◆ Written request
Retype only the lines running from the line that contains "Emit a component" to the line that contains "const canvasRef = useRef<HTMLCanvasElement", inclusive, and leave the pictures behind.

◆ Material for this exercise
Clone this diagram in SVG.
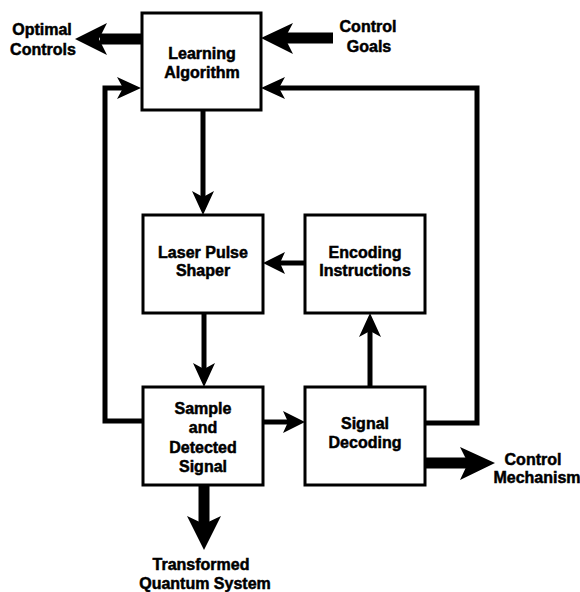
<svg xmlns="http://www.w3.org/2000/svg" width="580" height="592" viewBox="0 0 580 592">
  <style>
    .box { fill: #fff; stroke: #000; stroke-width: 3; }
    .lbl { font-family: "Liberation Sans", Arial, sans-serif; font-weight: bold; font-size: 16px; fill: #000; stroke: #000; stroke-width: 0.5; text-anchor: middle; }
    .thin { fill: none; stroke: #000; stroke-width: 5; stroke-linejoin: miter; }
    .thick { fill: none; stroke: #000; stroke-width: 11; }
    .head { fill: #000; stroke: none; }
  </style>
  <rect width="580" height="592" fill="#fff"/>

  <!-- connectors -->
  <g id="connectors">
    <!-- Optimal Controls output -->
    <line class="thick" x1="141" y1="39" x2="100" y2="39"/>
    <path class="head" d="M75,39 L107,23 L99,39 L107,55 Z"/>
    <!-- Control Goals input -->
    <line class="thick" x1="333" y1="38" x2="285" y2="38"/>
    <path class="head" d="M261,38 L293,23 L285,38 L293,54 Z"/>
    <!-- left feedback: Sample -> Learning Algorithm -->
    <path class="thin" d="M142,421 H105 V88 H125"/>
    <path class="head" d="M141,88 L117,77 L123,88 L117,99 Z"/>
    <!-- right feedback: Signal Decoding -> Learning Algorithm -->
    <path class="thin" d="M425,423 H477 V88 H275"/>
    <path class="head" d="M261,88 L285,77 L279,88 L285,99 Z"/>
    <!-- Learning Algorithm -> Laser Pulse Shaper -->
    <line class="thin" x1="203" y1="110" x2="203" y2="198"/>
    <path class="head" d="M203,215 L192,191 L203,197 L214,191 Z"/>
    <!-- Encoding Instructions -> Laser Pulse Shaper -->
    <line class="thin" x1="305" y1="263" x2="278" y2="263"/>
    <path class="head" d="M263,263 L285,252 L280,263 L285,274 Z"/>
    <!-- Laser Pulse Shaper -> Sample -->
    <line class="thin" x1="204" y1="313" x2="204" y2="370"/>
    <path class="head" d="M204,387 L193,363 L204,369 L215,363 Z"/>
    <!-- Sample -> Signal Decoding -->
    <line class="thin" x1="263" y1="422" x2="290" y2="422"/>
    <path class="head" d="M305,422 L283,411 L288,422 L283,433 Z"/>
    <!-- Signal Decoding -> Encoding Instructions -->
    <line class="thin" x1="370" y1="387" x2="370" y2="330"/>
    <path class="head" d="M370,313 L359,337 L370,331 L381,337 Z"/>
    <!-- Control Mechanism output -->
    <line class="thick" x1="425" y1="463" x2="470" y2="463"/>
    <path class="head" d="M495,463 L460,447 L468,463 L460,480 Z"/>
    <!-- Transformed Quantum System output -->
    <line class="thick" x1="204" y1="485" x2="204" y2="525"/>
    <path class="head" d="M204,550 L187,516 L204,524 L221,516 Z"/>
  </g>

  <!-- nodes -->
  <g id="learning">
    <rect class="box" x="142" y="13" width="119" height="97"/>
    <text class="lbl" x="202" y="59">Learning</text>
    <text class="lbl" x="202" y="78">Algorithm</text>
  </g>
  <g id="laser">
    <rect class="box" x="143" y="215" width="120" height="98"/>
    <text class="lbl" x="203" y="258">Laser Pulse</text>
    <text class="lbl" x="203" y="276">Shaper</text>
  </g>
  <g id="encoding">
    <rect class="box" x="305" y="215" width="120" height="98"/>
    <text class="lbl" x="365" y="258">Encoding</text>
    <text class="lbl" x="365" y="276">Instructions</text>
  </g>
  <g id="sample">
    <rect class="box" x="143" y="387" width="120" height="98"/>
    <text class="lbl" x="203" y="414">Sample</text>
    <text class="lbl" x="203" y="433">and</text>
    <text class="lbl" x="203" y="453">Detected</text>
    <text class="lbl" x="203" y="472">Signal</text>
  </g>
  <g id="decoding">
    <rect class="box" x="305" y="387" width="120" height="98"/>
    <text class="lbl" x="365" y="429">Signal</text>
    <text class="lbl" x="365" y="448">Decoding</text>
  </g>
  <g id="optimal-controls">
    <text class="lbl" x="42" y="35">Optimal</text>
    <text class="lbl" x="43" y="55">Controls</text>
  </g>
  <g id="control-goals">
    <text class="lbl" x="368" y="32">Control</text>
    <text class="lbl" x="369" y="52">Goals</text>
  </g>
  <g id="control-mechanism">
    <text class="lbl" x="533" y="465">Control</text>
    <text class="lbl" x="537" y="483">Mechanism</text>
  </g>
  <g id="quantum-system">
    <text class="lbl" x="201" y="570">Transformed</text>
    <text class="lbl" x="205" y="589">Quantum System</text>
  </g>
</svg>
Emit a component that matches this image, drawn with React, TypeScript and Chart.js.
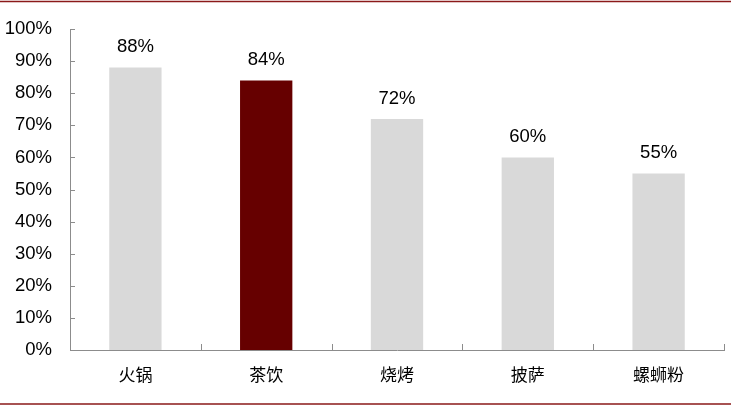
import React, { useEffect, useRef } from "react";
import { Chart, registerables } from "chart.js";

Chart.register(...registerables);

const categories = ["火锅", "茶饮", "烧烤", "披萨", "螺蛳粉"];
const shares = [88, 84, 72, 60, 55];
const barColors = ["#d9d9d9", "#660000", "#d9d9d9", "#d9d9d9", "#d9d9d9"];

const NUM_FONT = "'Liberation Sans', Arial, sans-serif";
const CJK_FONT = "'Noto Sans CJK SC', sans-serif";

// red rules, inward ticks and the value labels
const decorations = {
  id: "decorations",
  afterDraw(chart: any) {
    const { ctx, scales, width, height } = chart;
    const x = scales.x;
    const y = scales.y;
    ctx.save();

    ctx.strokeStyle = "#8b1a1a";
    ctx.lineWidth = 1.3;
    ctx.beginPath();
    ctx.moveTo(0, 1.5);
    ctx.lineTo(width, 1.5);
    ctx.moveTo(0, height - 2);
    ctx.lineTo(width, height - 2);
    ctx.stroke();

    ctx.strokeStyle = "#8c8c8c";
    ctx.lineWidth = 1;
    ctx.beginPath();
    y.ticks.forEach((t: any) => {
      const py = Math.round(y.getPixelForValue(t.value)) + 0.5;
      ctx.moveTo(x.left, py);
      ctx.lineTo(x.left + 5, py);
    });
    const step = (x.right - x.left) / categories.length;
    for (let i = 1; i <= categories.length; i++) {
      const px = Math.round(x.left + step * i) + 0.5;
      ctx.moveTo(px, y.bottom);
      ctx.lineTo(px, y.bottom - 6);
    }
    ctx.stroke();

    ctx.fillStyle = "#000";
    ctx.font = `18.5px ${NUM_FONT}`;
    ctx.textAlign = "center";
    ctx.textBaseline = "bottom";
    chart.getDatasetMeta(0).data.forEach((bar: any, i: number) => {
      ctx.fillText(`${shares[i]}%`, bar.x, bar.y - 11);
    });
    ctx.restore();
  },
};

export default function App() {
  const canvasRef = useRef<HTMLCanvasElement | null>(null);

  useEffect(() => {
    document.body.style.margin = "0";
    if (!canvasRef.current) return;
    const chart = new Chart(canvasRef.current, {
      type: "bar",
      data: {
        labels: categories,
        datasets: [
          {
            data: shares,
            backgroundColor: barColors,
            categoryPercentage: 0.4,
            barPercentage: 1,
          },
        ],
      },
      options: {
        animation: false,
        responsive: false,
        maintainAspectRatio: false,
        layout: { padding: { top: 27, right: 7, left: 0, bottom: 0 } },
        plugins: { legend: { display: false }, tooltip: { enabled: false } },
        scales: {
          x: {
            grid: { display: false, drawTicks: false },
            border: { color: "#8c8c8c", width: 1 },
            ticks: {
              color: "#000",
              font: { family: CJK_FONT, size: 17 },
              padding: 14,
            },
            afterFit: (s: any) => {
              s.height = 56;
            },
          },
          y: {
            min: 0,
            max: 100,
            grid: { display: false, drawTicks: false },
            border: { color: "#8c8c8c", width: 1 },
            ticks: {
              stepSize: 10,
              color: "#000",
              font: { family: NUM_FONT, size: 18.5 },
              padding: 18,
              callback: (v: any) => `${v}%`,
            },
            afterFit: (s: any) => {
              s.width = 70;
            },
          },
        },
      },
      plugins: [decorations],
    });
    return () => chart.destroy();
  }, []);

  return (
    <div style={{ width: 731, height: 406 }}>
      <canvas ref={canvasRef} width={731} height={406} />
    </div>
  );
}
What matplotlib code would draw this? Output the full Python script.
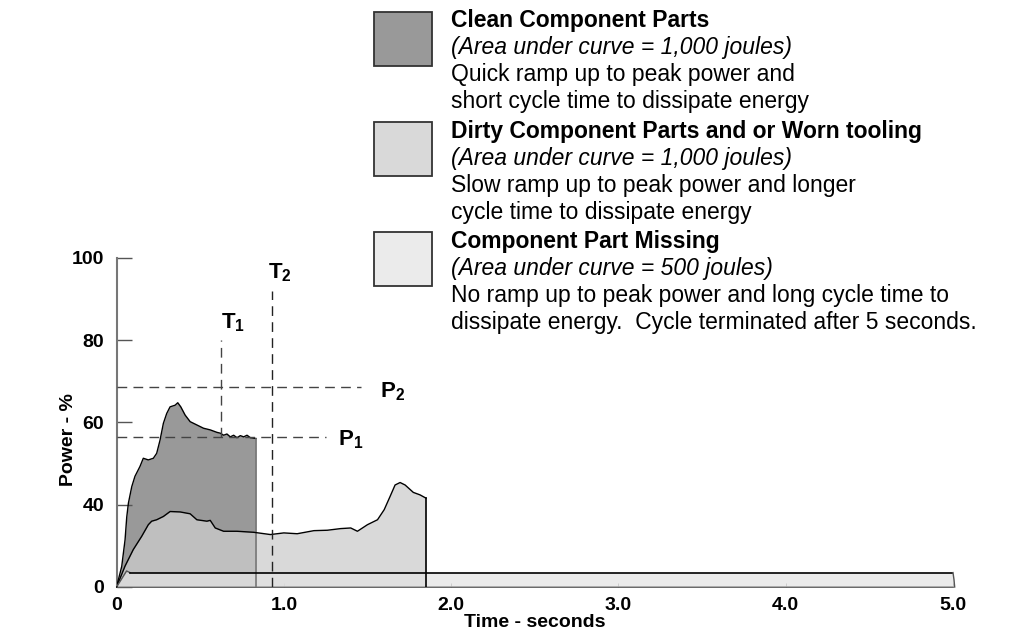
import matplotlib.pyplot as plt
import numpy as np
from matplotlib.patches import Rectangle

plt.rcParams['font.family'] = ['Liberation Sans', 'DejaVu Sans']
plt.rcParams['mathtext.fontset'] = 'custom'
plt.rcParams['mathtext.bf'] = 'Liberation Sans:bold'
plt.rcParams['mathtext.rm'] = 'Liberation Sans'

# clean component parts (time s, power %)
clean_t = [0, 0.031, 0.051, 0.061, 0.071, 0.091, 0.11, 0.14, 0.16, 0.19, 0.22, 0.24,
           0.26, 0.28, 0.30, 0.32, 0.35, 0.366, 0.384, 0.41, 0.44, 0.48, 0.52, 0.56,
           0.60, 0.62, 0.64, 0.66, 0.68, 0.70, 0.72, 0.74, 0.76, 0.78, 0.80, 0.834]
clean_p = [0, 10, 23, 34, 40.4, 44.4, 46.9, 49.3, 51.3, 50.9, 51.3, 52.5,
           55.7, 59.8, 62.2, 63.8, 64.2, 64.8, 63.8, 61.8, 60.2, 59.4, 58.6, 58.2,
           57.6, 57.4, 56.9, 57.2, 56.5, 56.9, 56.3, 56.8, 56.5, 56.9, 56.3, 56.1]

# dirty component parts and/or worn tooling
dirty_t = [0, 0.051, 0.10, 0.15, 0.19, 0.21, 0.24, 0.28, 0.32, 0.38, 0.44, 0.48,
           0.54, 0.56, 0.59, 0.64, 0.72, 0.82, 0.92, 1.0, 1.08, 1.18, 1.26, 1.34,
           1.40, 1.44, 1.50, 1.56, 1.60, 1.635, 1.665, 1.695, 1.725, 1.774, 1.814, 1.85]
dirty_p = [0, 10.2, 18.2, 24.6, 30.3, 32.0, 32.7, 34.3, 36.7, 36.5, 35.6, 32.7,
           32.0, 32.4, 28.7, 27.1, 27.1, 26.6, 25.5, 26.3, 25.9, 27.4, 27.6, 28.4,
           28.7, 27.1, 30.3, 32.7, 37.6, 42.0, 44.8, 45.4, 44.8, 43.0, 42.4, 41.6]

# component part missing
miss_t = [0, 0.06, 0.08, 5.0]
miss_p = [0, 7.8, 7.0, 7.0]

# reference markers
t1, t2 = 0.623, 0.928
p1, p2 = 56.4, 68.6

legend_heads = ['Clean Component Parts',
                'Dirty Component Parts and or Worn tooling',
                'Component Part Missing']
legend_area = ['(Area under curve = 1,000 joules)',
               '(Area under curve = 1,000 joules)',
               '(Area under curve = 500 joules)']
legend_desc = [['Quick ramp up to peak power and', 'short cycle time to dissipate energy'],
               ['Slow ramp up to peak power and longer', 'cycle time to dissipate energy'],
               ['No ramp up to peak power and long cycle time to',
                'dissipate energy.  Cycle terminated after 5 seconds.']]
swatch_colors = ['#999999', '#d9d9d9', '#ebebeb']


def fwd(y):
    y = np.asarray(y, float)
    return np.where(y < 40, 20 + y / 2, y)


def inv(d):
    d = np.asarray(d, float)
    return np.where(d < 40, (d - 20) * 2, d)


fig = plt.figure(figsize=(10.09, 6.43), dpi=100)
ax = fig.add_axes([0.1155, 0.0871, 0.829, 0.5117])
ax.set_yscale('function', functions=(fwd, inv))
ax.set_xlim(0, 5)
ax.set_ylim(0, 100)

# fills
ct = clean_t + [clean_t[-1]]
cp = clean_p + [0]
ax.fill_between(ct, cp, color='#999999', lw=0, zorder=1)
dt = dirty_t + [dirty_t[-1]]
dp = dirty_p + [0]
ax.fill_between(dt, dp, color='#cdcdcd', alpha=0.75, lw=0, zorder=2)
mt = miss_t + [5.006, 5.01]
mp = miss_p + [3.5, 0]
ax.fill_between(mt, mp, color='#e3e3e3', alpha=0.71, lw=0, zorder=3, clip_on=False)

# outlines
ax.plot(clean_t, clean_p, color='black', lw=1, zorder=4)
ax.plot([clean_t[-1], clean_t[-1]], [clean_p[-1], 0], color='#777777', lw=1.2, zorder=4)
ax.plot(dirty_t, dirty_p, color='black', lw=1, zorder=4)
ax.plot([dirty_t[-1], dirty_t[-1]], [dirty_p[-1], 0], color='black', lw=1.2, zorder=4)
ax.plot(miss_t[:3], miss_p[:3], color='#555555', lw=1, zorder=4)
ax.plot(miss_t[2:], miss_p[2:], color='black', lw=1.2, zorder=4)
ax.plot(mt[3:], mp[3:], color='#555555', lw=1, zorder=4, clip_on=False)

# dashed reference lines
dash = (0, (7, 4.5))
ax.plot([0, 1.46], [p2, p2], color='#444444', lw=1, ls=dash, zorder=5)
ax.plot([0, 1.25], [p1, p1], color='#444444', lw=1, ls=dash, zorder=5)
ax.plot([t1, t1], [p1, 80], color='#444444', lw=1, ls=dash, zorder=5)
ax.plot([t2, t2], [0, 92], color='#222222', lw=1, ls=dash, zorder=5)

lab = dict(fontsize=16, fontweight='bold', va='center', ha='left')
ax.text(0.625, 84.3, r'$\mathbf{T_1}$', **lab)
ax.text(0.905, 96.4, r'$\mathbf{T_2}$', **lab)
ax.text(1.575, 67.6, r'$\mathbf{P_2}$', **lab)
ax.text(1.325, 55.8, r'$\mathbf{P_1}$', **lab)

# axes styling
for s in ['top', 'right']:
    ax.spines[s].set_visible(False)
ax.spines['left'].set_color('#777777')
ax.spines['left'].set_linewidth(1.5)
ax.spines['bottom'].set_color('black')
ax.spines['bottom'].set_linewidth(1.2)

ax.set_yticks([0, 40, 60, 80, 100])
ax.set_yticklabels(['0', '40', '60', '80', '100'])
ax.set_xticks([0, 1, 2, 3, 4, 5])
ax.set_xticklabels(['0', '1.0', '2.0', '3.0', '4.0', '5.0'])
ax.tick_params(axis='y', direction='in', length=11, width=1, color='#555555',
               labelsize=14, pad=9)
ax.tick_params(axis='x', direction='in', length=3, width=0.6, color='#888888',
               labelsize=14, pad=7)
for t in ax.get_xticklabels() + ax.get_yticklabels():
    t.set_fontweight('bold')
ax.set_xlabel('Time - seconds', fontsize=14, fontweight='bold', labelpad=0)
ax.set_ylabel('Power - %', fontsize=14, fontweight='bold')
ax.yaxis.set_label_coords(-0.047, 0.447)

# legend drawn as figure text
W, H = 1009, 643
box_tops = [12, 122, 232]
bases = [27, 138, 248]
line_gap = 27
fs = 16.5
for i in range(3):
    y0 = box_tops[i]
    fig.patches.append(Rectangle((374 / W, 1 - (y0 + 54) / H), 58 / W, 54 / H,
                                 transform=fig.transFigure, facecolor=swatch_colors[i],
                                 edgecolor='#333333', lw=1.3))
    base = bases[i]
    fig.text(451 / W, 1 - base / H, legend_heads[i], fontsize=fs, fontweight='bold',
             va='baseline')
    fig.text(451 / W, 1 - (base + line_gap) / H, legend_area[i], fontsize=fs,
             style='italic', va='baseline')
    for j, line in enumerate(legend_desc[i]):
        fig.text(451 / W, 1 - (base + line_gap * (2 + j)) / H, line, fontsize=fs,
                 va='baseline')

fig.savefig('out.png', dpi=100)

◆ Solution
Emit a component that matches this image, drawn with React, TypeScript and Chart.js.
import React, { useEffect, useRef } from "react";
import { Chart, registerables } from "chart.js";

Chart.register(...registerables);

const categories = ["火锅", "茶饮", "烧烤", "披萨", "螺蛳粉"];
const shares = [88, 84, 72, 60, 55];
const barColors = ["#d9d9d9", "#660000", "#d9d9d9", "#d9d9d9", "#d9d9d9"];

const NUM_FONT = "'Liberation Sans', Arial, sans-serif";
const CJK_FONT = "'Noto Sans CJK SC', sans-serif";

// red rules, inward ticks and the value labels
const decorations = {
  id: "decorations",
  afterDraw(chart: any) {
    const { ctx, scales, width, height } = chart;
    const x = scales.x;
    const y = scales.y;
    ctx.save();

    ctx.strokeStyle = "#8b1a1a";
    ctx.lineWidth = 1.3;
    ctx.beginPath();
    ctx.moveTo(0, 1.5);
    ctx.lineTo(width, 1.5);
    ctx.moveTo(0, height - 2);
    ctx.lineTo(width, height - 2);
    ctx.stroke();

    ctx.strokeStyle = "#8c8c8c";
    ctx.lineWidth = 1;
    ctx.beginPath();
    y.ticks.forEach((t: any) => {
      const py = Math.round(y.getPixelForValue(t.value)) + 0.5;
      ctx.moveTo(x.left, py);
      ctx.lineTo(x.left + 5, py);
    });
    const step = (x.right - x.left) / categories.length;
    for (let i = 1; i <= categories.length; i++) {
      const px = Math.round(x.left + step * i) + 0.5;
      ctx.moveTo(px, y.bottom);
      ctx.lineTo(px, y.bottom - 6);
    }
    ctx.stroke();

    ctx.fillStyle = "#000";
    ctx.font = `18.5px ${NUM_FONT}`;
    ctx.textAlign = "center";
    ctx.textBaseline = "bottom";
    chart.getDatasetMeta(0).data.forEach((bar: any, i: number) => {
      ctx.fillText(`${shares[i]}%`, bar.x, bar.y - 11);
    });
    ctx.restore();
  },
};

export default function App() {
  const canvasRef = useRef<HTMLCanvasElement | null>(null);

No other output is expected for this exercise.